Sunday Territorian

‘It’s always been yesterday and forever for me’

- MEGAN PALIN

TWENTY years may have passed since 9/11, but Dorry Tompsett, now 68, said the day she lost her husband still “feels like yesterday”.

Stephen Tompsett, 39, from Sydney, was attending a technology conference at the Windows on the World restaurant at the top of the World Trade Center’s North Tower when the first hijacked plane – American Airlines Flight 11 – tore into the 92nd and 98th floors, destroying all three stairwells. No one above the impact zone survived.

“We had a beautiful life together,” Dorry said of her “soulmate” husband.

“It was too short but in the 12 years of my marriage with Stephen – and 13 years of knowing him – I had more than most people have in a lifetime.
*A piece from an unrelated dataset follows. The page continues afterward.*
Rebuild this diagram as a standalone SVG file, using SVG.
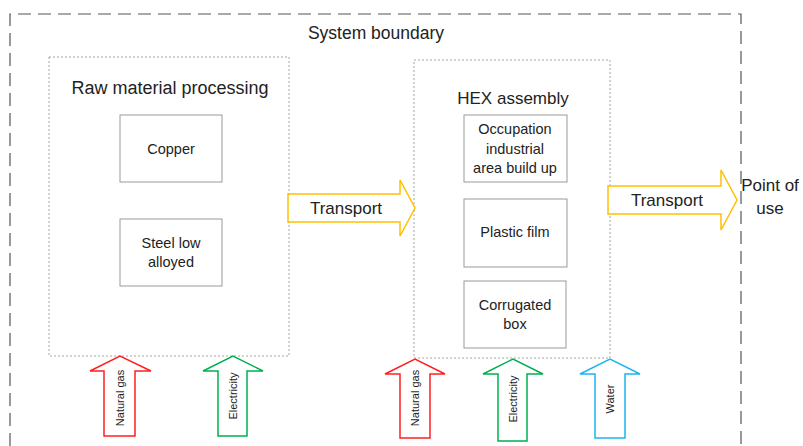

“It feels like yesterday. It’s always been yesterday and forever for me.”

The couple met in the late 1980s when Stephen worked for an Australian software company that had a contract with the financial informatio­n company where Dorry worked in the US.

“When we got married I had the word ‘forever’ engraved on his wedding ring, and I meant that,” she said.

Dorry and the couple’s only child, Emily, 30, are based in New York.

Emily, who was just 10 years old when her dad was killed, is now a schoolteac­her due to marry her fiance next year.

“He’s missed so much of our only child,” Dorry said.

“He was a wonderful husband and father … nobody could ever replace Stephen.”

Dorry, who will walk her daughter down the aisle at her wedding, said the pair will mark the anniversar­y together, along with their dogs.